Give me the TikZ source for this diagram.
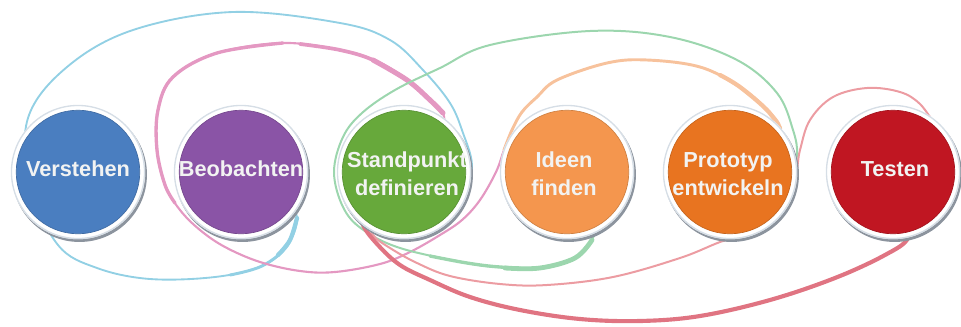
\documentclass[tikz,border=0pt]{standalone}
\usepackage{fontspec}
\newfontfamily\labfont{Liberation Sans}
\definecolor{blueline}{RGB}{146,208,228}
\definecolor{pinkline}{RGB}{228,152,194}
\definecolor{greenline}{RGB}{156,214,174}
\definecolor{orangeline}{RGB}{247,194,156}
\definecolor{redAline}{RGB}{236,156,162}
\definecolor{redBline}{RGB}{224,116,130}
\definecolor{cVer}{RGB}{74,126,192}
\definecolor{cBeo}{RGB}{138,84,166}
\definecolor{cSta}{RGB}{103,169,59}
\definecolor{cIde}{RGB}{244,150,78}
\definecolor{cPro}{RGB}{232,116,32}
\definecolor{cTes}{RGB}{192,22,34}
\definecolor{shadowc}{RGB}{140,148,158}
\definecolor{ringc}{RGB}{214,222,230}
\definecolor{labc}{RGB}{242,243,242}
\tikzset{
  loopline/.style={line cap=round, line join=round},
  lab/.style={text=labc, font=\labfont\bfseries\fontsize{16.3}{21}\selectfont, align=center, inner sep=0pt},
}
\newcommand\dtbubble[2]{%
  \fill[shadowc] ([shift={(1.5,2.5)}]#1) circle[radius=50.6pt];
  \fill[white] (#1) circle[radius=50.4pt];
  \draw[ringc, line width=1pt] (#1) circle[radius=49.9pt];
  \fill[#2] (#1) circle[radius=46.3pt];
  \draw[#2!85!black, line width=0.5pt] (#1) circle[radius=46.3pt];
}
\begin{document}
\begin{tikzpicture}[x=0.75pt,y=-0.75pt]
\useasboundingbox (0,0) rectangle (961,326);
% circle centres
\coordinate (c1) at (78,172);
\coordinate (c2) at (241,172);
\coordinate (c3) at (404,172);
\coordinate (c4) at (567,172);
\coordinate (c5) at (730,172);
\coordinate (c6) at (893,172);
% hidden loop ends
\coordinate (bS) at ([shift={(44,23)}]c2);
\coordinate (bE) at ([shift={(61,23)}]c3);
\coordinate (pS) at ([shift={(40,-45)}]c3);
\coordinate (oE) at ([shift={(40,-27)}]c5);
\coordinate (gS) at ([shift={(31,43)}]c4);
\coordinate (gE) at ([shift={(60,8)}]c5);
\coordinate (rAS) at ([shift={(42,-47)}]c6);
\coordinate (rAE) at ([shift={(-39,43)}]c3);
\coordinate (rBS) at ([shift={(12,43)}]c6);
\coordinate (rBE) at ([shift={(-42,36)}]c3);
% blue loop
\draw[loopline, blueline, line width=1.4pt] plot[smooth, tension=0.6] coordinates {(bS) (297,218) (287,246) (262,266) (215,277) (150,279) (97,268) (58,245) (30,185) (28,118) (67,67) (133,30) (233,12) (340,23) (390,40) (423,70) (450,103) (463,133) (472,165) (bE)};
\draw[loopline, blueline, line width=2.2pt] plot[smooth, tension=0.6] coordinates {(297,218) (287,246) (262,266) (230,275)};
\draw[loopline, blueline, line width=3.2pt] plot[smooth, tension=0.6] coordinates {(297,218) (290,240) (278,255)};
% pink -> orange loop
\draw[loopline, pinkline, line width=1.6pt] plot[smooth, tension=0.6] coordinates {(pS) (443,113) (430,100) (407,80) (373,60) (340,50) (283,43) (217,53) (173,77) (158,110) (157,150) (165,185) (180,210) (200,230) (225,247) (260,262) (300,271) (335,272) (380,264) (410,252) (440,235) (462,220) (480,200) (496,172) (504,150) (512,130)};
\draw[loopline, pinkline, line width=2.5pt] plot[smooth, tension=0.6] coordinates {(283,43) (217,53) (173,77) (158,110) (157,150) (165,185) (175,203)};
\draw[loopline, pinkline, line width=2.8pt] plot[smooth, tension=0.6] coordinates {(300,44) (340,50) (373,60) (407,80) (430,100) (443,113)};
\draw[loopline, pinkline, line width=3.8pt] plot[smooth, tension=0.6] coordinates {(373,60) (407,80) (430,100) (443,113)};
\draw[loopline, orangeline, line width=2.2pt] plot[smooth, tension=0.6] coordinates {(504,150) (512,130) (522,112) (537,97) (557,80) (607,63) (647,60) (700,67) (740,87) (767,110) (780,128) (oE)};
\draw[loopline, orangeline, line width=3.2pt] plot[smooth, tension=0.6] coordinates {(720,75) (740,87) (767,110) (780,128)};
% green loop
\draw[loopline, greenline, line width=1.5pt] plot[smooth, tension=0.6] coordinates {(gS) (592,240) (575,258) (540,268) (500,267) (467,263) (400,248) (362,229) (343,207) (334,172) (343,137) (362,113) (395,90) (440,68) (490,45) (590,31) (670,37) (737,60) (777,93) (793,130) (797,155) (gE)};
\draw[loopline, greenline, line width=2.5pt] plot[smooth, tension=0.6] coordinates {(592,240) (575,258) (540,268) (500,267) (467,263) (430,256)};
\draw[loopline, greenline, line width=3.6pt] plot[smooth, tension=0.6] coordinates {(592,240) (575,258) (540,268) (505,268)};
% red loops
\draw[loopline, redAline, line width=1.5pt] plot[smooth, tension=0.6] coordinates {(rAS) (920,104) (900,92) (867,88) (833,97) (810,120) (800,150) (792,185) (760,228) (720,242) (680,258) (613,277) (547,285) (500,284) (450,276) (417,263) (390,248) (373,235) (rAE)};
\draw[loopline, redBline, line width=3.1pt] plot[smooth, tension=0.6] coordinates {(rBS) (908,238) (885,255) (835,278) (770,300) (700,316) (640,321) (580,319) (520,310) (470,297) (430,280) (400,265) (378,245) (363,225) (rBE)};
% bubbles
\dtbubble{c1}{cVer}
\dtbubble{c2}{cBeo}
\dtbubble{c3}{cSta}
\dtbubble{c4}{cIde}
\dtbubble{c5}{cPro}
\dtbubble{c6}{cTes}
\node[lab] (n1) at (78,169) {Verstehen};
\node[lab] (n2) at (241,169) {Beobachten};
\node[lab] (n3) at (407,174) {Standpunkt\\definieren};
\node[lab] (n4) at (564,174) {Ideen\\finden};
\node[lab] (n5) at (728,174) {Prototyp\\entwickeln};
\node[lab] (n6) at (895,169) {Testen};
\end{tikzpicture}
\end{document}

========================

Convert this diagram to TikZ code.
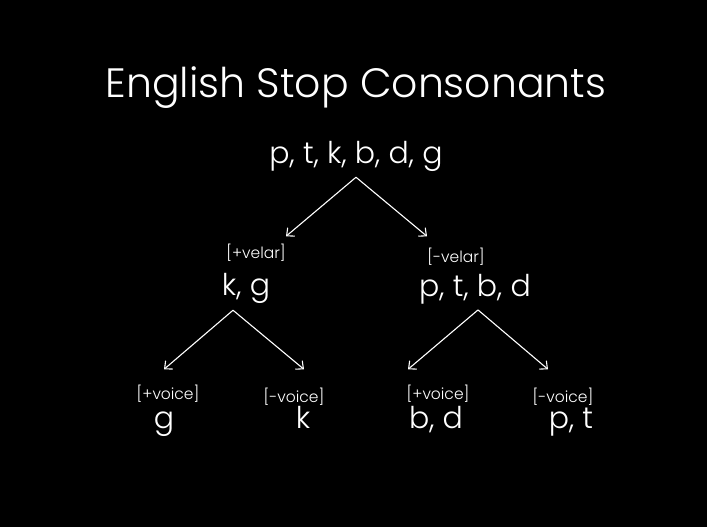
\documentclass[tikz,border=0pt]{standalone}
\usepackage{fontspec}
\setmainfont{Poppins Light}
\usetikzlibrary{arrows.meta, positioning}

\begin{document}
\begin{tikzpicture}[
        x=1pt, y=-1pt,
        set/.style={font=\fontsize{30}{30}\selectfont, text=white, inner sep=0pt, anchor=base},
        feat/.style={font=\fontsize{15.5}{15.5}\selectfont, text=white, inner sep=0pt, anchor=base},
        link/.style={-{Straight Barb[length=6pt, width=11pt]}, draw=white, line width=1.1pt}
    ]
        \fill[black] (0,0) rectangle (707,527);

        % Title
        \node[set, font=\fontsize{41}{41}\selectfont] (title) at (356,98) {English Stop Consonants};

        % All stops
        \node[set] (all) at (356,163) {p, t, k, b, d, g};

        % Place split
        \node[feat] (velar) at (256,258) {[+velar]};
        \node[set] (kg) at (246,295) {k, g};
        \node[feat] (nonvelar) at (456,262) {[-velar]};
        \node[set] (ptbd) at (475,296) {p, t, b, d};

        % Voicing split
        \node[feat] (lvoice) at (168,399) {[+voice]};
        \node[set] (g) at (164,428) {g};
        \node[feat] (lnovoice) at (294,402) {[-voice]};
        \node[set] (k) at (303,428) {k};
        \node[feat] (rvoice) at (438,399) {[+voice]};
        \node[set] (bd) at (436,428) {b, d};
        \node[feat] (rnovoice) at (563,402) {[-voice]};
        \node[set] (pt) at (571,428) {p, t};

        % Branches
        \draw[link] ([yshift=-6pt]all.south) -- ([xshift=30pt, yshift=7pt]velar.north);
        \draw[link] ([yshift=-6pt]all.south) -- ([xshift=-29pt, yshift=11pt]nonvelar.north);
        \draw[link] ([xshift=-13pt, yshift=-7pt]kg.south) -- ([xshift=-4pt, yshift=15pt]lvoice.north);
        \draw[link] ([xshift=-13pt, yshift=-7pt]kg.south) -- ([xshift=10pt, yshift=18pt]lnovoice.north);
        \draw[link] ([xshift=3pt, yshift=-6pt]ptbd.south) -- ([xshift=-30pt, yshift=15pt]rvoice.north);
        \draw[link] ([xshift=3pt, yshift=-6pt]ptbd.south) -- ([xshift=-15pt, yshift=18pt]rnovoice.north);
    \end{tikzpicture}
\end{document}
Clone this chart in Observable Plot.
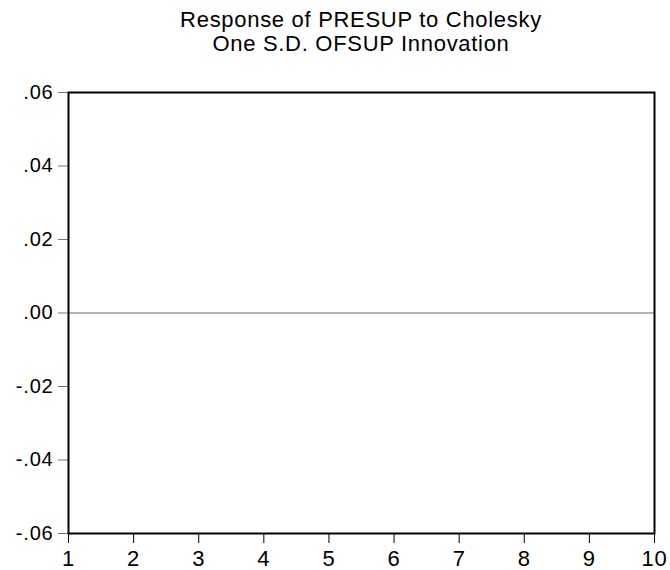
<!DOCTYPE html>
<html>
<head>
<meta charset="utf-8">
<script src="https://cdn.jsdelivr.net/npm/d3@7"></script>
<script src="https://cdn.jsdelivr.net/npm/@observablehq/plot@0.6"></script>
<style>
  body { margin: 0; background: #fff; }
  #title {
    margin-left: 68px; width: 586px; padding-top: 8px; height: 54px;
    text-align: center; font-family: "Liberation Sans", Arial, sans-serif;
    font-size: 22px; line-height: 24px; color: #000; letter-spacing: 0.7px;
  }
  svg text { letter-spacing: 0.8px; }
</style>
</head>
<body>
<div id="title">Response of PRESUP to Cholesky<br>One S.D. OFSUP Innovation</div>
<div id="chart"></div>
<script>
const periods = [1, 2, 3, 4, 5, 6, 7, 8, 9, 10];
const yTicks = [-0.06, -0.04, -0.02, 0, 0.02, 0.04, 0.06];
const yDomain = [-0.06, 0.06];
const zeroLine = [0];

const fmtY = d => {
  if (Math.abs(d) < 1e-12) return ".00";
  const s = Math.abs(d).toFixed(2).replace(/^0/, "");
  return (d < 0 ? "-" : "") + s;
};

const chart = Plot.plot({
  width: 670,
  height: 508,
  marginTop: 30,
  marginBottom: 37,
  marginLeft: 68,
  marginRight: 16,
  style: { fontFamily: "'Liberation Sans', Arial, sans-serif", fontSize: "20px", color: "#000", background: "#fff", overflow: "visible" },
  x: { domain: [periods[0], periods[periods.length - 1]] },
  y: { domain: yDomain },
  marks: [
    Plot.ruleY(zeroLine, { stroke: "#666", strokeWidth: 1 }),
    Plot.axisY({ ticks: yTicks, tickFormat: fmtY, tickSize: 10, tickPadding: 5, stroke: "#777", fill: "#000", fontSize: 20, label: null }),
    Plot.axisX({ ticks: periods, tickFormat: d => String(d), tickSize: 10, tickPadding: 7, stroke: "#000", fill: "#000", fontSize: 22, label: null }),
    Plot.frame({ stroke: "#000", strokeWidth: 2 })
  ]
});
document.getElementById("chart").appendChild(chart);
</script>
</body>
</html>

========================

Objective
Your job is to reproduce the lines from the one with "Convert this diagram to TikZ code." through the one with "(ptbd) at (475,296)", both kept, exactly as they are. Leave out the pictures.

The response
Convert this diagram to TikZ code.
\documentclass[tikz,border=0pt]{standalone}
\usepackage{fontspec}
\setmainfont{Poppins Light}
\usetikzlibrary{arrows.meta, positioning}

\begin{document}
\begin{tikzpicture}[
        x=1pt, y=-1pt,
        set/.style={font=\fontsize{30}{30}\selectfont, text=white, inner sep=0pt, anchor=base},
        feat/.style={font=\fontsize{15.5}{15.5}\selectfont, text=white, inner sep=0pt, anchor=base},
        link/.style={-{Straight Barb[length=6pt, width=11pt]}, draw=white, line width=1.1pt}
    ]
        \fill[black] (0,0) rectangle (707,527);

        % Title
        \node[set, font=\fontsize{41}{41}\selectfont] (title) at (356,98) {English Stop Consonants};

        % All stops
        \node[set] (all) at (356,163) {p, t, k, b, d, g};

        % Place split
        \node[feat] (velar) at (256,258) {[+velar]};
        \node[set] (kg) at (246,295) {k, g};
        \node[feat] (nonvelar) at (456,262) {[-velar]};
        \node[set] (ptbd) at (475,296) {p, t, b, d};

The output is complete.